■ **SOURCE MATERIAL**
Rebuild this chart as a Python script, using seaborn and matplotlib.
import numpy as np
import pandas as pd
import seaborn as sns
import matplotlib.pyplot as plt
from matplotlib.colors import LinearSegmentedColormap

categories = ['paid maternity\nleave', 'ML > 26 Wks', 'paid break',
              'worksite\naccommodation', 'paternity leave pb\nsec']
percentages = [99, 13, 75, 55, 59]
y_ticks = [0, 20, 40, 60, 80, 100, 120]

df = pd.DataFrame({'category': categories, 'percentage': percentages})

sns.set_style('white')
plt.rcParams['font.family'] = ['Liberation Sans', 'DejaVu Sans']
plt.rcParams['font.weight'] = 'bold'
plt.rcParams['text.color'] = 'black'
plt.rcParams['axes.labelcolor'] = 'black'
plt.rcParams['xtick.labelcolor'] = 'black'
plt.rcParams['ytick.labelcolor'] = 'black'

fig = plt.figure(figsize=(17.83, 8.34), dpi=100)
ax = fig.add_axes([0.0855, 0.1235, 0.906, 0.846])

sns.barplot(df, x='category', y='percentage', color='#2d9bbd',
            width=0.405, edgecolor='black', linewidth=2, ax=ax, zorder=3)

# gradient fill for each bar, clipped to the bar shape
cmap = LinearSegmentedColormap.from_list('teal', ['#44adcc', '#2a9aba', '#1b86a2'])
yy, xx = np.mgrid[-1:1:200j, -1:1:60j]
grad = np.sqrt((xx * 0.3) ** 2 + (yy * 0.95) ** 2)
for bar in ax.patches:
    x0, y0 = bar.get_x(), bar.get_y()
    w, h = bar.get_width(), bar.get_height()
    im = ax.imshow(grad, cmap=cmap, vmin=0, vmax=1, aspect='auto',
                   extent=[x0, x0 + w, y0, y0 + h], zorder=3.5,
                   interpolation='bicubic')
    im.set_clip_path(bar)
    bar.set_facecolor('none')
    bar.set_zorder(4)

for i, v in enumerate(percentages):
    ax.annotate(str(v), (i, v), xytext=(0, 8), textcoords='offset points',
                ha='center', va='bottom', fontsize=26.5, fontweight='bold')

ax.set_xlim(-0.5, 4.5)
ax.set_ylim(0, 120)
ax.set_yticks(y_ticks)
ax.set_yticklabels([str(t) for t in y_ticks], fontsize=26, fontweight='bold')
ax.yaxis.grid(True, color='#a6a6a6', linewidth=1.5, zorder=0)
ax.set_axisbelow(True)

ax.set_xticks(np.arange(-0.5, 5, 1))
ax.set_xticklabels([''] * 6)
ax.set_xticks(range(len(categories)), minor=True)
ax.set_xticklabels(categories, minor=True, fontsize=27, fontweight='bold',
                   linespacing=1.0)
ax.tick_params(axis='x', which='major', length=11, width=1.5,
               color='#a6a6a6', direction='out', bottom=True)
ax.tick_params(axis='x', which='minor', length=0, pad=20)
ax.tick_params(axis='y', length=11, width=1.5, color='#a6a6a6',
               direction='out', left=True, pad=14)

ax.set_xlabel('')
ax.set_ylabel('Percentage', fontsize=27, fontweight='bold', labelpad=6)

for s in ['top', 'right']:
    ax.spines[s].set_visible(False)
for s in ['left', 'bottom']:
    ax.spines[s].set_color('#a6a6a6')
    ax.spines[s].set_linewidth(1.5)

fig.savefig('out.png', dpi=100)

■ **OBJECTIVE**
In this exercise, copy only the lines from the opening line of the material through the line where "ha='center', va='bottom', fontsize=26.5, fontweight='bold')" appears.

■ **REPLY TO THE TASK**
Rebuild this chart as a Python script, using seaborn and matplotlib.
import numpy as np
import pandas as pd
import seaborn as sns
import matplotlib.pyplot as plt
from matplotlib.colors import LinearSegmentedColormap

categories = ['paid maternity\nleave', 'ML > 26 Wks', 'paid break',
              'worksite\naccommodation', 'paternity leave pb\nsec']
percentages = [99, 13, 75, 55, 59]
y_ticks = [0, 20, 40, 60, 80, 100, 120]

df = pd.DataFrame({'category': categories, 'percentage': percentages})

sns.set_style('white')
plt.rcParams['font.family'] = ['Liberation Sans', 'DejaVu Sans']
plt.rcParams['font.weight'] = 'bold'
plt.rcParams['text.color'] = 'black'
plt.rcParams['axes.labelcolor'] = 'black'
plt.rcParams['xtick.labelcolor'] = 'black'
plt.rcParams['ytick.labelcolor'] = 'black'

fig = plt.figure(figsize=(17.83, 8.34), dpi=100)
ax = fig.add_axes([0.0855, 0.1235, 0.906, 0.846])

sns.barplot(df, x='category', y='percentage', color='#2d9bbd',
            width=0.405, edgecolor='black', linewidth=2, ax=ax, zorder=3)

# gradient fill for each bar, clipped to the bar shape
cmap = LinearSegmentedColormap.from_list('teal', ['#44adcc', '#2a9aba', '#1b86a2'])
yy, xx = np.mgrid[-1:1:200j, -1:1:60j]
grad = np.sqrt((xx * 0.3) ** 2 + (yy * 0.95) ** 2)
for bar in ax.patches:
    x0, y0 = bar.get_x(), bar.get_y()
    w, h = bar.get_width(), bar.get_height()
    im = ax.imshow(grad, cmap=cmap, vmin=0, vmax=1, aspect='auto',
                   extent=[x0, x0 + w, y0, y0 + h], zorder=3.5,
                   interpolation='bicubic')
    im.set_clip_path(bar)
    bar.set_facecolor('none')
    bar.set_zorder(4)

for i, v in enumerate(percentages):
    ax.annotate(str(v), (i, v), xytext=(0, 8), textcoords='offset points',
                ha='center', va='bottom', fontsize=26.5, fontweight='bold')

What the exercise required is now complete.